Curzola
“Avec cette pensée de patriotisme, je m’éloigne des sinistres rives de Lissa, et je vais aborder dans une autre île où nos vieux vétérans soutinrent contre les Russes une lutte plus glorieuse. C’est l’île de Curzola, qui, dans son espace restreint, me rappelle à la fois l’industrie nautique de Lussino et la végétation de Spalato.
A la pointe d’un promontoire, entouré de collines où verdoient des forêts de pins, de cyprès, de lentiques, s’élève la petite ville qui s’est fait au loin un renom par ses constructions navales. Elle est obligée de faire venir de l’Istrie ou de l’Albanie ses bois de charpente; mais ses ouvriers sont si habiles que nul armateur, désireux d’avoir un bon bateau, n’hésite à le leur payer plus cher qu’à d’autres. Ce sont eux qui font toutes les chaloupes du Lloyd. Ils construisent aussi des bâtiments côtiers et des navires d’une plus grande dimension. Sur leurs chantiers, j’en ai vu un de quatre cent cinquante tonneaux. Une nouvelle ville, active, intelligente, ville d’ingénieurs, de charpentiers et de voiliers, s’est peu à peu formée sur les contours de la rade, au pied de la primitive cité, serrée dans ses remparts comme un enfant dans ses langes (p. 248).

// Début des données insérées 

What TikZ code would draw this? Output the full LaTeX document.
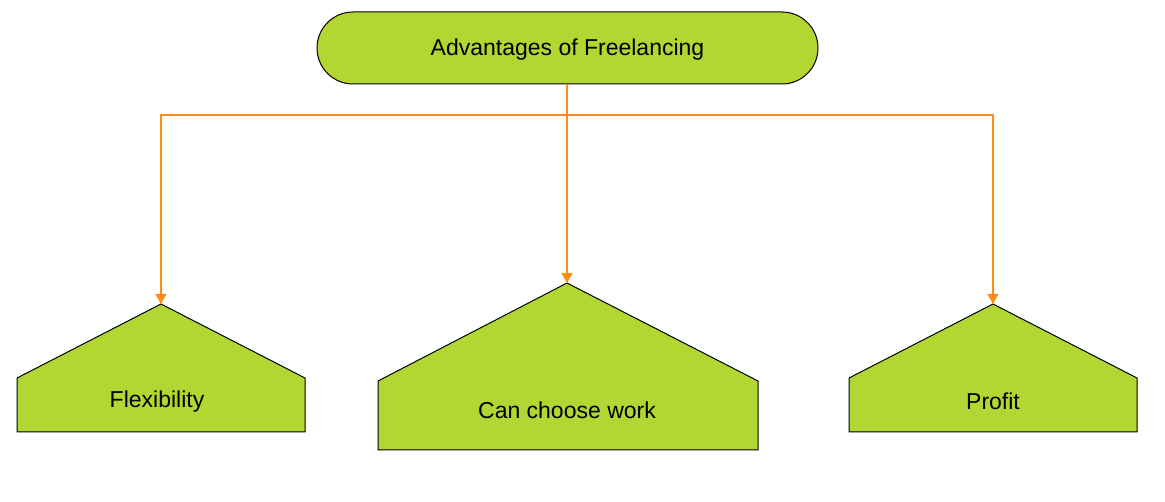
\documentclass[tikz,border=0pt]{standalone}
\usepackage{fontspec}
\setmainfont{Liberation Sans}
\usetikzlibrary{arrows.meta}
\definecolor{leaf}{HTML}{B2D732}
\definecolor{wire}{HTML}{FF8C1A}
\tikzset{
  house/.style={draw=black, fill=leaf, line width=1pt, line join=miter},
  lbl/.style={font=\fontsize{23}{27}\selectfont, text=black, inner sep=0pt},
  conn/.style={draw=wire, line width=1.2pt, -{Triangle[width=11pt,length=10pt]}},
  trunk/.style={draw=wire, line width=1.2pt},
}
\begin{document}
\begin{tikzpicture}[x=1pt,y=-1pt]
\useasboundingbox (0,0) rectangle (1165,502);
% top
\node[draw=black, fill=leaf, line width=1pt, rounded corners=36pt, minimum width=501pt, minimum height=72pt, inner sep=0pt] (top) at (567.5,48) {};
\node[lbl] (toplbl) at (567.5,49.5) {Advantages of Freelancing};
% houses
\path[house] (161,304) -- (305,378) -- (305,432) -- (17,432) -- (17,378) -- cycle;
\path[house] (567,283) -- (758,381) -- (758,450) -- (378,450) -- (378,381) -- cycle;
\path[house] (993,304) -- (1137,378) -- (1137,432) -- (849,432) -- (849,378) -- cycle;
\coordinate (aL) at (161,304);
\coordinate (aM) at (567,283);
\coordinate (aR) at (993,304);
\coordinate (j) at (567,115);
\node[lbl] (flex) at (157,401.5) {Flexibility};
\node[lbl] (work) at (567,410.5) {Can choose work};
\node[lbl] (profit) at (993,401.5) {Profit};
% connectors
\draw[trunk] (top.south -| j) -- (j);
\draw[conn] (j) -| (aL);
\draw[conn] (j) -- (aM);
\draw[conn] (j) -| (aR);
\end{tikzpicture}
\end{document}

Maintenant les femmes de ce district maritime et des plages voisines seraient bien en état de défendre leurs foyers, en un jour de péril. Comme la plupart des hommes sont, ainsi que ceux de Lussino, presque constamment éloignés d’elles par leur métier de marins, elles cultivent elles-mêmes la terre, elles accomplissent les plus rudes travaux, et par cette vie laborieuse acquièrent une force étonnante. Celles de la péninsule d’Orebiccio sont remarquables entre toutes par leur énergique beauté. On les voit souvent venir à Curzola, conduisant elles-mêmes leurs barques, amurant leurs voiles comme des bataliers de profession. Plus d’une d’entre elles pourrait dire, en répétant une strophe d’une vieille romance espagnole:
Irme quiero, madre,
A aquella galera
Con el marinero
A ser marinera.
Il n’est pas un étranger qui, en les apercevant, ne s’arrête pour les observer, surpris à la fois de leur expressive physionomie et de l’étrangeté de leur costume. Comme il est rare qu’elles n’aient pas à pleurer quelque cher marin, quelque parent, elles sont vêtues d’une robe noire, et en même temps elles ont sur la tête la plus plaisante, la plus bizarre, la plus carnavalesque coiffure qu’il soit possible d’imaginer; des amas de bouquets de fleurs, des flots de rubans, des gerbes de paillettes, des masses de verroteries, des pièces d’or étrangères, tout ce qu’un père généreux ou un fiancé prodigue leur a rapporté de ses voyages. Singulière association d’une robe noire et d’une si joviale parure, d’une perpétuelle pensée de mort et d’un joyeux espoir de retour! Mais combien de femmes dans le monde ont ainsi des fleurs sur la tête et le deuil dans le cœur! (p. 250)”.